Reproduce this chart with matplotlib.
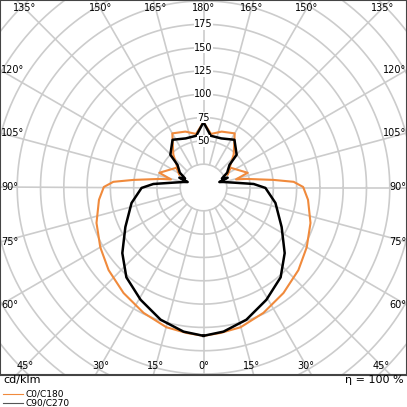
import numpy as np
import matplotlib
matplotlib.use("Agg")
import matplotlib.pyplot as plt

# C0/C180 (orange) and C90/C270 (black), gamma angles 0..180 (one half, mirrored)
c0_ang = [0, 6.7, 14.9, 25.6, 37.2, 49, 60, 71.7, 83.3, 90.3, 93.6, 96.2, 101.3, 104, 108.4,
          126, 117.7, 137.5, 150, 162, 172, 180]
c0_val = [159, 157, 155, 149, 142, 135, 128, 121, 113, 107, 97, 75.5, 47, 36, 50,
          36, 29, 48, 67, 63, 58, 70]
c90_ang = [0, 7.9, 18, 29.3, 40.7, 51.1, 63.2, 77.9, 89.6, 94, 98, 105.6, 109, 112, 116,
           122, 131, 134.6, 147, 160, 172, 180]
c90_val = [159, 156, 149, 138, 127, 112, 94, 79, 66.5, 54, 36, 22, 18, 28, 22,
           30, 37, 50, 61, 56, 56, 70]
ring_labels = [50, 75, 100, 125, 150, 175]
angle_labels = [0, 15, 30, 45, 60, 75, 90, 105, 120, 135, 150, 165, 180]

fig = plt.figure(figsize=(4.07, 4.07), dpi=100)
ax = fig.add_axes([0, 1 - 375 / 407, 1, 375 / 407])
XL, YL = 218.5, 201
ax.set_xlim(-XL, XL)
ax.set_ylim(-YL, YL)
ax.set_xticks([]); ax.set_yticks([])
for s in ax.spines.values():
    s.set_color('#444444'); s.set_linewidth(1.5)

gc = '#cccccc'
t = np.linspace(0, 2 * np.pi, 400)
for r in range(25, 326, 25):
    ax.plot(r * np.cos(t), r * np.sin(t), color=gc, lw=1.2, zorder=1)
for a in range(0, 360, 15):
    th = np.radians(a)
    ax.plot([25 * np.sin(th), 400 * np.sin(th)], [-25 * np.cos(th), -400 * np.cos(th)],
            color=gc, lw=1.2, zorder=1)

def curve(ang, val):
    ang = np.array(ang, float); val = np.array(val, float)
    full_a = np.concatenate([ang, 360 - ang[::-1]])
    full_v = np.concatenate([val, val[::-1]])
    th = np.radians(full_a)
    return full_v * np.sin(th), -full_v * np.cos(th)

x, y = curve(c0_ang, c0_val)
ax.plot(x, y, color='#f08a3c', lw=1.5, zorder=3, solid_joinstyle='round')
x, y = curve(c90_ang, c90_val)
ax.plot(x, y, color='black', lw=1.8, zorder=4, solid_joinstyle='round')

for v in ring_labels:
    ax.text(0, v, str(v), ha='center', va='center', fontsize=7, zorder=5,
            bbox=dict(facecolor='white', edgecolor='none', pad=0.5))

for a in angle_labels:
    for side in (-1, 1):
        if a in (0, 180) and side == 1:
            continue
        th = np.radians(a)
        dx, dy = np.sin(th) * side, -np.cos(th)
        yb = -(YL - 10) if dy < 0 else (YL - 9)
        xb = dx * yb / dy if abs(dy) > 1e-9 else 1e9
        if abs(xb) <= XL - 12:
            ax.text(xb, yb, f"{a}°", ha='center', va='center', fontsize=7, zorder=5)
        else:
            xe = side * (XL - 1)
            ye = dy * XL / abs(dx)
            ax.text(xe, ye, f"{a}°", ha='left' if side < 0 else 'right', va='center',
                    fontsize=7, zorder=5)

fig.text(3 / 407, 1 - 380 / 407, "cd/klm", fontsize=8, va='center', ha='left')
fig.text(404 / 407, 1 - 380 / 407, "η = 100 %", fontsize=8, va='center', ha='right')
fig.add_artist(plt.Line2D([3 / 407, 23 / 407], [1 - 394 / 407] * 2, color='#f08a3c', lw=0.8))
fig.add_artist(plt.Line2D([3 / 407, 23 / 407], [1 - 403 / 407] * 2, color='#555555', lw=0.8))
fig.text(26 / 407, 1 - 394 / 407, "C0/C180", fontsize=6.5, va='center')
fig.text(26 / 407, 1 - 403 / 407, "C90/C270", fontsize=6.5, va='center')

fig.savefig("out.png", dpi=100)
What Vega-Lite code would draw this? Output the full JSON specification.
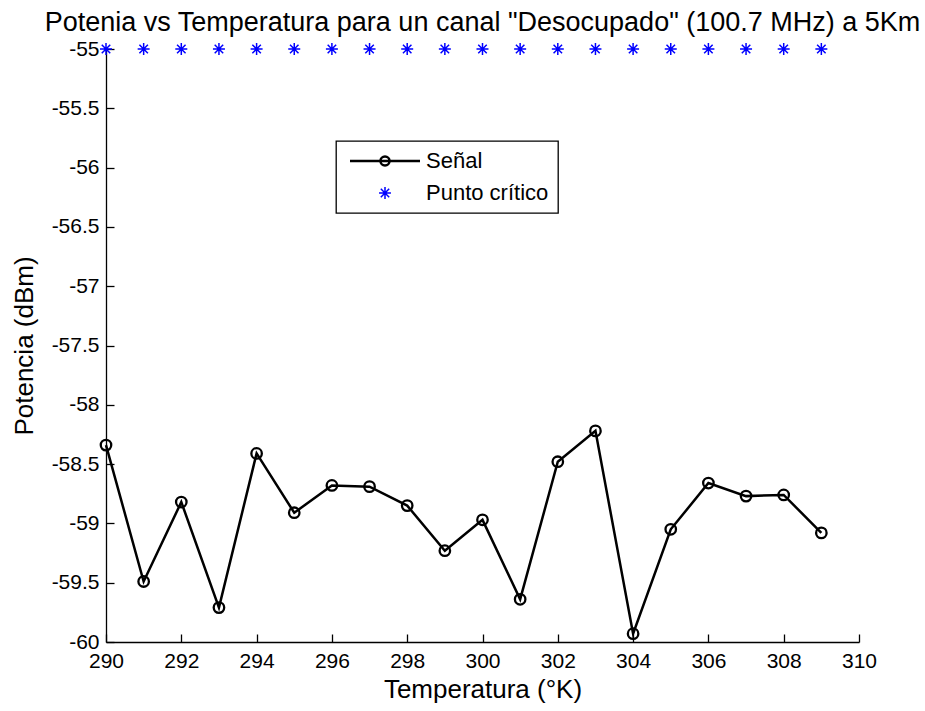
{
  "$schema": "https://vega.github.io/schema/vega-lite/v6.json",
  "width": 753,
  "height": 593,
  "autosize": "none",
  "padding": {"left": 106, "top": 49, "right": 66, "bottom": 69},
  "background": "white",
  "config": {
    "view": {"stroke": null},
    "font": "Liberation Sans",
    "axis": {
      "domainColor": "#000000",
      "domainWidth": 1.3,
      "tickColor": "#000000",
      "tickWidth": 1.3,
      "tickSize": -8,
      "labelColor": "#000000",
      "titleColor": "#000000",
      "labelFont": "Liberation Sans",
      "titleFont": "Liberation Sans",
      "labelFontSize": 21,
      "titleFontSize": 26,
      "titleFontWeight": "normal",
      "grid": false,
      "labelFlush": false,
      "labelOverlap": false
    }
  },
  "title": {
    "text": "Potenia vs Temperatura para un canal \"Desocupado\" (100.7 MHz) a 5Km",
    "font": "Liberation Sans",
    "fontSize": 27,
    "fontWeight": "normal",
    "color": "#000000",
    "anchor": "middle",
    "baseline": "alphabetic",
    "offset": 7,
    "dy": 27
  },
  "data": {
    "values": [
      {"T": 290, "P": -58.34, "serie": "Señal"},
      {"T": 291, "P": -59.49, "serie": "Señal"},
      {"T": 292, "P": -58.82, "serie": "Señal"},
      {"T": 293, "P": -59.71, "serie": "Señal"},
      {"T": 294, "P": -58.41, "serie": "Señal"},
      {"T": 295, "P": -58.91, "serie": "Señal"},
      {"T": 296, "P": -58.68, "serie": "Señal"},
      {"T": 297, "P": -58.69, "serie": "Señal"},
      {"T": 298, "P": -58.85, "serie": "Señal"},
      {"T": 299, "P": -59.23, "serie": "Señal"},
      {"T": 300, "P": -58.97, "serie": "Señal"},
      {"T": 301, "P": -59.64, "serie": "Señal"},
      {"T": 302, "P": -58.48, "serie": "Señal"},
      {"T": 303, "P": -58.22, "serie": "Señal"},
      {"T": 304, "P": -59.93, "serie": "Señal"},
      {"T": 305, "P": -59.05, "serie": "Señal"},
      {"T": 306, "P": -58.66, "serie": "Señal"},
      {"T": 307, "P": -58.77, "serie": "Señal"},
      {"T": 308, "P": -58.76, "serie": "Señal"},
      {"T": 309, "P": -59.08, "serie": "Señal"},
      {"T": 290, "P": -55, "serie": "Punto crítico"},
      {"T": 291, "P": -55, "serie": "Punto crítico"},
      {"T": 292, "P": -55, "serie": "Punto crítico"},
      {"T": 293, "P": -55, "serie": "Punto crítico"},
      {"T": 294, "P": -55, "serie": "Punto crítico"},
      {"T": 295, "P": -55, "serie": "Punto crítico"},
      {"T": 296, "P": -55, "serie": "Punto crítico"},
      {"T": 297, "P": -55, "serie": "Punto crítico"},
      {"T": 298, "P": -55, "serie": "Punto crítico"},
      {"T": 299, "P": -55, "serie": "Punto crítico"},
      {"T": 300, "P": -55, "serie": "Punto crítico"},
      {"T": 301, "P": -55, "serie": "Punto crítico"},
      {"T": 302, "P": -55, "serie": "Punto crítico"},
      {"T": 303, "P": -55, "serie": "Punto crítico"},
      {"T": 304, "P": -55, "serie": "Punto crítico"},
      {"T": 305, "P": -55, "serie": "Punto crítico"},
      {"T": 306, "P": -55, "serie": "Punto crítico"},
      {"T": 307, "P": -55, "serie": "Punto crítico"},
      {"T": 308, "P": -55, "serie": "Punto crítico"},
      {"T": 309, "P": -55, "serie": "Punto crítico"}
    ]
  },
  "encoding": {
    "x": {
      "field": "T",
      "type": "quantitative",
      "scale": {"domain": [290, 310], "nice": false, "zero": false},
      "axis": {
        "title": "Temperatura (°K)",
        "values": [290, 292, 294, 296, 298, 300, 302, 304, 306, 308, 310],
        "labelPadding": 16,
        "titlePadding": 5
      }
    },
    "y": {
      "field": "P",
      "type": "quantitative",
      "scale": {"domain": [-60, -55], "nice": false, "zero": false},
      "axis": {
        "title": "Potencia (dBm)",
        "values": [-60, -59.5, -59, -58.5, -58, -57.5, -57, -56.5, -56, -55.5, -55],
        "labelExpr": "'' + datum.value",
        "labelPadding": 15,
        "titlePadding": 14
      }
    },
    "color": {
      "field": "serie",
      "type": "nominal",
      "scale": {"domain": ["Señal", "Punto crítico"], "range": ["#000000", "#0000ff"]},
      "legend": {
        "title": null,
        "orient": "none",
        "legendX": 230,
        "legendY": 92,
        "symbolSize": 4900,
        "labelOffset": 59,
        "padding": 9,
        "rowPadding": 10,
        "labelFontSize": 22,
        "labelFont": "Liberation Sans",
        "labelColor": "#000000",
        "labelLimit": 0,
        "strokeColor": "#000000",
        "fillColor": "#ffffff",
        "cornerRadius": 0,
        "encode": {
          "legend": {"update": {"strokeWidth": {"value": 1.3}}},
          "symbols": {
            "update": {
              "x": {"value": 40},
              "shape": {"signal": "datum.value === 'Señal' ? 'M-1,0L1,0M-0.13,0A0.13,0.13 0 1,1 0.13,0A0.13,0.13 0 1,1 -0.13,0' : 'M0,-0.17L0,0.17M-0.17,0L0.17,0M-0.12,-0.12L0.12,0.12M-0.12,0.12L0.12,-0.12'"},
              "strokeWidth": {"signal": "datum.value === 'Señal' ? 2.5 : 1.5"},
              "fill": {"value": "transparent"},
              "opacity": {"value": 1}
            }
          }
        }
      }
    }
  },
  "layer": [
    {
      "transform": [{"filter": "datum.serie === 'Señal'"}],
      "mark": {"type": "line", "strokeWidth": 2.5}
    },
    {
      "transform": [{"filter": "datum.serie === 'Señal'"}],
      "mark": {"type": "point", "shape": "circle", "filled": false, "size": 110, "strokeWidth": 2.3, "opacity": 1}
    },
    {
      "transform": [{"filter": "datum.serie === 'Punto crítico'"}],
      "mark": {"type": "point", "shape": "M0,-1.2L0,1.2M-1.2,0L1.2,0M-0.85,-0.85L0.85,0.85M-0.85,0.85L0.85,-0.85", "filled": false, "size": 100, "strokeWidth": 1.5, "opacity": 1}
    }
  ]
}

YOUR TASK
Please quote exactly the run of lines that starts the entries and ends at the line containing "bbox=dict(facecolor='white', edgecolor='none', pad=0.5))", leaving out every picture.

ANSWER TO THE PROBLEM
Reproduce this chart with matplotlib.
import numpy as np
import matplotlib
matplotlib.use("Agg")
import matplotlib.pyplot as plt

# C0/C180 (orange) and C90/C270 (black), gamma angles 0..180 (one half, mirrored)
c0_ang = [0, 6.7, 14.9, 25.6, 37.2, 49, 60, 71.7, 83.3, 90.3, 93.6, 96.2, 101.3, 104, 108.4,
          126, 117.7, 137.5, 150, 162, 172, 180]
c0_val = [159, 157, 155, 149, 142, 135, 128, 121, 113, 107, 97, 75.5, 47, 36, 50,
          36, 29, 48, 67, 63, 58, 70]
c90_ang = [0, 7.9, 18, 29.3, 40.7, 51.1, 63.2, 77.9, 89.6, 94, 98, 105.6, 109, 112, 116,
           122, 131, 134.6, 147, 160, 172, 180]
c90_val = [159, 156, 149, 138, 127, 112, 94, 79, 66.5, 54, 36, 22, 18, 28, 22,
           30, 37, 50, 61, 56, 56, 70]
ring_labels = [50, 75, 100, 125, 150, 175]
angle_labels = [0, 15, 30, 45, 60, 75, 90, 105, 120, 135, 150, 165, 180]

fig = plt.figure(figsize=(4.07, 4.07), dpi=100)
ax = fig.add_axes([0, 1 - 375 / 407, 1, 375 / 407])
XL, YL = 218.5, 201
ax.set_xlim(-XL, XL)
ax.set_ylim(-YL, YL)
ax.set_xticks([]); ax.set_yticks([])
for s in ax.spines.values():
    s.set_color('#444444'); s.set_linewidth(1.5)

gc = '#cccccc'
t = np.linspace(0, 2 * np.pi, 400)
for r in range(25, 326, 25):
    ax.plot(r * np.cos(t), r * np.sin(t), color=gc, lw=1.2, zorder=1)
for a in range(0, 360, 15):
    th = np.radians(a)
    ax.plot([25 * np.sin(th), 400 * np.sin(th)], [-25 * np.cos(th), -400 * np.cos(th)],
            color=gc, lw=1.2, zorder=1)

def curve(ang, val):
    ang = np.array(ang, float); val = np.array(val, float)
    full_a = np.concatenate([ang, 360 - ang[::-1]])
    full_v = np.concatenate([val, val[::-1]])
    th = np.radians(full_a)
    return full_v * np.sin(th), -full_v * np.cos(th)

x, y = curve(c0_ang, c0_val)
ax.plot(x, y, color='#f08a3c', lw=1.5, zorder=3, solid_joinstyle='round')
x, y = curve(c90_ang, c90_val)
ax.plot(x, y, color='black', lw=1.8, zorder=4, solid_joinstyle='round')

for v in ring_labels:
    ax.text(0, v, str(v), ha='center', va='center', fontsize=7, zorder=5,
            bbox=dict(facecolor='white', edgecolor='none', pad=0.5))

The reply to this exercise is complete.